BÉDIÉ, le retour…

Publié le 16 septembre 2003 Lecture : 3 minutes.

Henri Konan Bédié est chez lui lorsque les premiers coups de feu éclatent dans les rues d’Abidjan, le 19 septembre 2002. Rendu prudent par l’expérience – il se souvient du coup d’État qui l’a renversé en décembre 1999 – il se réfugie, deux jours durant, dans la résidence de l’ambassadeur du Canada.
L’ex-président de Côte d’Ivoire aurait pu tirer satisfaction de cette crise venue frapper son ancien opposant Laurent Gbagbo, lequel avait salué avec une joie non feinte sa propre chute. Mais il va opter pour une position plus en accord avec son rang d’ancien chef d’État, républicain dans l’âme, dépossédé par la force d’un fauteuil obtenu par les urnes. Il apporte donc son soutien au gouvernement, tout en exhortant les deux parties à respecter les institutions. Prend-il à ce moment conscience que le bref passage du général Robert Gueï aux affaires n’a en rien résolu le problème de la Côte d’Ivoire ? Qu’un fond de mécontentement persiste, qui, organisé, se révèle dangereux pour tout pouvoir en place ? Une chose est sûre, c’est qu’il va peser de tout son poids en faveur d’un assouplissement de la position guerrière de Laurent Gbagbo.
Sans prononcer le mot de « légitimité », qui hérisse le poil de rebelles estimant que le président a été « mal élu », Bédié en appelle au respect de la Constitution, à l’amour de la patrie, bref, à une identité nationale qui transcenderait les clivages régionalistes et culturels. Une opinion pour le moins surprenante pour le chantre de l’« ivoirité ». D’aucuns considéreront cette prise de position comme une palinodie.

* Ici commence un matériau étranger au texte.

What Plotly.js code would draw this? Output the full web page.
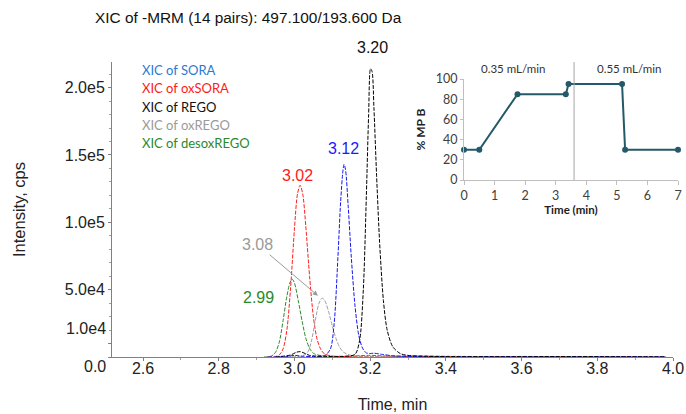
<!DOCTYPE html>
<html>
<head>
<meta charset="utf-8">
<script src="https://cdn.plot.ly/plotly-3.0.1.min.js"></script>
<style>html,body{margin:0;padding:0;background:#fff;}#chart{width:686px;height:414px;}</style>
</head>
<body>
<div id="chart"></div>
<script>
// ---- Main chromatogram data (time in min, intensity in cps) ----
const soraTime = [2.93, 2.98, 3.00, 3.02, 3.05, 3.08, 3.095, 3.105, 3.115, 3.122, 3.128, 3.131, 3.135, 3.142, 3.15, 3.16, 3.17, 3.18, 3.19, 3.20, 3.21, 3.23, 3.26, 3.30, 3.40, 3.55, 3.70, 3.85, 3.98];
const soraInt  = [0, 300, 1200, 600, 400, 1000, 6000, 25000, 75000, 115000, 138000, 143000, 139000, 112000, 75000, 38000, 16000, 6500, 3000, 2600, 2800, 2000, 900, 400, 200, 300, 200, 300, 100];

const oxSoraTime = [2.93, 2.95, 2.96, 2.97, 2.98, 2.99, 3.00, 3.008, 3.015, 3.022, 3.03, 3.04, 3.05, 3.06, 3.07, 3.08, 3.10, 3.13, 3.20, 3.30, 3.45, 3.60, 3.75, 3.90, 3.98];
const oxSoraInt  = [0, 300, 1500, 6000, 20000, 52000, 95000, 121000, 127500, 121000, 97000, 60000, 30000, 13000, 5500, 2200, 700, 300, 200, 300, 200, 400, 200, 300, 100];

const regoTime = [2.95, 2.99, 3.005, 3.015, 3.025, 3.04, 3.08, 3.13, 3.16, 3.172, 3.182, 3.19, 3.196, 3.201, 3.205, 3.21, 3.217, 3.225, 3.235, 3.245, 3.26, 3.28, 3.30, 3.34, 3.40, 3.55, 3.70, 3.85, 3.98];
const regoInt  = [0, 1500, 3500, 4000, 3000, 1200, 500, 400, 2000, 12000, 50000, 120000, 180000, 214000, 212000, 185000, 135000, 85000, 42000, 20000, 7500, 2500, 1200, 600, 300, 200, 300, 200, 100];

const oxRegoTime = [2.95, 3.00, 3.02, 3.035, 3.045, 3.055, 3.065, 3.073, 3.08, 3.09, 3.10, 3.11, 3.12, 3.13, 3.15, 3.18, 3.22, 3.28, 3.33, 3.40, 3.50, 3.65, 3.80, 3.98];
const oxRegoInt  = [0, 300, 700, 3500, 12000, 27000, 40000, 43700, 42000, 34000, 23000, 13500, 7000, 3500, 1200, 600, 500, 800, 1000, 600, 300, 200, 300, 100];

const desoxRegoTime = [2.92, 2.94, 2.95, 2.96, 2.97, 2.98, 2.988, 2.994, 3.00, 3.01, 3.02, 3.03, 3.04, 3.05, 3.07, 3.10, 3.15, 3.20, 3.25, 3.35, 3.50, 3.65, 3.80, 3.98];
const desoxRegoInt  = [0, 800, 3500, 11000, 27000, 45000, 55000, 57800, 55000, 42000, 27000, 14000, 6500, 2800, 1000, 500, 700, 1200, 600, 300, 300, 200, 300, 100];

const seriesNames = ["XIC of SORA", "XIC of oxSORA", "XIC of REGO", "XIC of oxREGO", "XIC of desoxREGO"];
const peakLabels = ["3.12", "3.02", "3.20", "3.08", "2.99"];

const xTickVals = [2.6, 2.8, 3.0, 3.2, 3.4, 3.6, 3.8, 4.0];
const xTickText = ["2.6", "2.8", "3.0", "3.2", "3.4", "3.6", "3.8", "4.0"];
const yTickVals = [0, 10000, 50000, 100000, 150000, 200000];
const yTickText = ["0.0", "1.0e4", "5.0e4", "1.0e5", "1.5e5", "2.0e5"];

// ---- Inset gradient program ----
const gradTime = [0, 0.5, 1.75, 3.33, 3.42, 5.17, 5.27, 7];
const gradB    = [30, 30, 85, 85, 95, 95, 30, 30];
const flowLabels = ["0.35 mL/min", "0.55 mL/min"];
const flowSwitchTime = 3.6;

// ---- styling ----
const lineColors = ["#1515f0", "#ff2020", "#000000", "#a0a0a0", "#2e8b2e"];
const textColors = ["#2a7ad2", "#ff1a1a", "#111111", "#9a9a9a", "#2a8a2a"];
const W = 686, H = 414;
const px = v => v / W, py = v => 1 - v / H;

const seriesT = [soraTime, oxSoraTime, regoTime, oxRegoTime, desoxRegoTime];
const seriesI = [soraInt, oxSoraInt, regoInt, oxRegoInt, desoxRegoInt];
const drawOrder = [4, 1, 3, 0, 2];

const traces = drawOrder.map(i => ({
  x: seriesT[i], y: seriesI[i], type: "scatter", mode: "lines",
  name: seriesNames[i], line: {color: lineColors[i], width: 1, dash: "4px,1.5px", shape: "spline", smoothing: 0.8},
  xaxis: "x", yaxis: "y", hoverinfo: "skip"
}));

traces.push({
  x: gradTime, y: gradB, type: "scatter", mode: "lines+markers",
  line: {color: "#24596a", width: 2}, marker: {color: "#24596a", size: 6},
  xaxis: "x2", yaxis: "y2", cliponaxis: false, hoverinfo: "skip"
});

const tickFont = {size: 16, color: "#222"};
const annotations = [];
const legendY = [70, 88, 107, 125, 143];
seriesNames.forEach((n, i) => annotations.push({
  xref: "paper", yref: "paper", x: px(140), y: py(legendY[i]), xanchor: "left", yanchor: "middle",
  text: n, showarrow: false, font: {family: "Lato, 'Open Sans', sans-serif", size: 13, color: textColors[i]}
}));
const peakPos = [[343, 148], [297, 175], [372, 47]];
const peakColor = ["#1a1aff", "#ff1a1a", "#111111"];
peakPos.forEach((p, i) => annotations.push({
  xref: "paper", yref: "paper", x: px(p[0]), y: py(p[1]), xanchor: "center", yanchor: "middle",
  text: peakLabels[i], showarrow: false, font: {size: 16, color: peakColor[i]}
}));
annotations.push({
  xref: "paper", yref: "paper", x: px(258), y: py(297), xanchor: "center", yanchor: "middle",
  text: peakLabels[4], showarrow: false, font: {size: 16, color: "#2a8a2a"}
});
annotations.push({
  xref: "x", yref: "y", x: 3.062, y: 45500, ax: -60, ay: -51, axref: "pixel", ayref: "pixel",
  text: peakLabels[3], showarrow: true, arrowhead: 2, arrowsize: 1, arrowwidth: 1, arrowcolor: "#999",
  font: {size: 16, color: "#9a9a9a"}, standoff: 0, startstandoff: 0
});
// the two lowest y labels sit where the reference shows them (nudged apart)
annotations.push({xref: "paper", yref: "paper", x: px(108), y: py(366), xanchor: "right", yanchor: "middle",
  text: yTickText[0], showarrow: false, font: tickFont});
annotations.push({xref: "paper", yref: "paper", x: px(108), y: py(328), xanchor: "right", yanchor: "middle",
  text: yTickText[1], showarrow: false, font: tickFont});
annotations.push({xref: "paper", yref: "paper", x: px(513), y: py(69), xanchor: "center", yanchor: "middle",
  text: flowLabels[0], showarrow: false, font: {family: "Lato, sans-serif", size: 11.5, color: "#333"}});
annotations.push({xref: "paper", yref: "paper", x: px(629), y: py(69), xanchor: "center", yanchor: "middle",
  text: flowLabels[1], showarrow: false, font: {family: "Lato, sans-serif", size: 11.5, color: "#333"}});

const layout = {
  width: W, height: H, margin: {l: 0, r: 0, t: 0, b: 0},
  paper_bgcolor: "#fff", plot_bgcolor: "rgba(0,0,0,0)", showlegend: false,
  font: {family: "'Liberation Sans', Arial, sans-serif", color: "#111"},
  title: {text: "XIC of -MRM (14 pairs): 497.100/193.600 Da", font: {size: 15.4, color: "#111"},
    x: px(95), xanchor: "left", xref: "container", y: py(18), yanchor: "middle", yref: "container"},
  xaxis: {
    domain: [px(112), px(673)], range: [2.5181, 4.0], anchor: "y",
    tickmode: "array", tickvals: xTickVals, ticktext: xTickText,
    ticks: "outside", ticklen: 3, tickcolor: "#808080", ticklabelstandoff: -6,
    minor: {ticks: "outside", ticklen: 2, dtick: 0.1, tick0: 2.5, tickcolor: "#a0a0a0"},
    showline: true, linecolor: "#808080", linewidth: 1, showgrid: false, zeroline: false,
    tickfont: tickFont,
    title: {text: "Time, min", font: {size: 16, color: "#222"}, standoff: 22}
  },
  yaxis: {
    domain: [py(357), py(62)], range: [0, 219000], anchor: "x",
    tickmode: "array", tickvals: yTickVals, ticktext: ["", "", ...yTickText.slice(2)],
    ticks: "outside", ticklen: 3, tickcolor: "#808080",
    minor: {ticks: "outside", ticklen: 2, dtick: 10000, tick0: 0, tickcolor: "#a0a0a0"},
    showline: true, linecolor: "#808080", linewidth: 1, showgrid: false, zeroline: false,
    tickfont: tickFont,
    title: {text: "Intensity, cps", font: {size: 16.5, color: "#222"}, standoff: 34}
  },
  xaxis2: {
    domain: [px(464), px(678)], range: [0, 7], anchor: "y2", dtick: 1, tick0: 0,
    ticks: "outside", ticklen: 4, tickcolor: "#bfbfbf",
    showline: true, linecolor: "#bfbfbf", showgrid: false, zeroline: false,
    tickfont: {family: "Lato, sans-serif", size: 12.5, color: "#404040"},
    title: {text: "<b>Time (min)</b>", font: {family: "Lato, sans-serif", size: 11.5, color: "#222"}, standoff: 3}
  },
  yaxis2: {
    domain: [py(180), py(79)], range: [0, 100], anchor: "x2", dtick: 20, tick0: 0,
    ticks: "outside", ticklen: 3, tickcolor: "#bfbfbf",
    showline: true, linecolor: "#bfbfbf", showgrid: false, zeroline: false,
    tickfont: {family: "Lato, sans-serif", size: 12.5, color: "#404040"},
    title: {text: "<b>% MP B</b>", font: {family: "Lato, sans-serif", size: 12, color: "#222"}, standoff: 7}
  },
  shapes: [{type: "line", xref: "x2", yref: "paper", x0: flowSwitchTime, x1: flowSwitchTime,
    y0: py(180), y1: py(62), line: {color: "#a6a6a6", width: 1}}],
  annotations: annotations
};

Plotly.newPlot("chart", traces, layout, {displayModeBar: false, staticPlot: true});
</script>
</body>
</html>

À la mi-octobre, la situation militaire n’est pas favorable aux loyalistes sur le terrain. Il est urgent d’accélérer les négociations. La cellule de réflexion mise sur pied par Bédié au sein du PDCI/RDA (Parti démocratique de Côte d’Ivoire/Rassemblement démocratique africain) et dirigée par l’ancien Premier ministre Daniel Kablan Duncan, tourne à plein régime. Elle lui permet la réflexion, la concertation, et il arrive en France le 15 janvier 2003, pour la table ronde de Linas-Marcoussis, à la tête d’une délégation très structurée.
La signature des accords a lieu dix jours plus tard. Plusieurs de ses partisans seront nommés dans le gouvernement de Seydou Diarra, plaçant ainsi le PDCI en position de parti de contribution, et non d’opposition. Dès lors, les déclarations de l’ancien chef de l’État ne varient plus : non seulement il défend la légalité et la République, mais donne son soutien inconditionnel à la paix, la réconciliation et la mise en oeuvre des décisions prises à Marcoussis. Il souhaite apparaître désormais comme un modérateur dans le débat public. Il note toutefois que l’homme qu’il espérait voir à la Défense, Gaston Ouassénan Koné, est refusé.
Après huit mois de séjour à Paris, il rentre à Abidjan, le 8 août 2003, bien décidé à jouer à fond sa propre carte. Son premier objectif est de remettre son parti en ordre de bataille et préparer la campagne électorale de 2005. Une aussi longue absence lui a valu quelques critiques et il s’empresse de renouer avec le parti. Il assiste au 1er congrès de l’Union des femmes du PDCI (UFPDCI) et rend un hommage appuyé aux défunts. Reste à faire adhérer la base aux futures décisions de la direction. Une opération délicate pour l’ancien président Bédié, que son séjour parisien a coupé des préoccupations des Ivoiriens, reproche déjà formulé au moment de sa chute.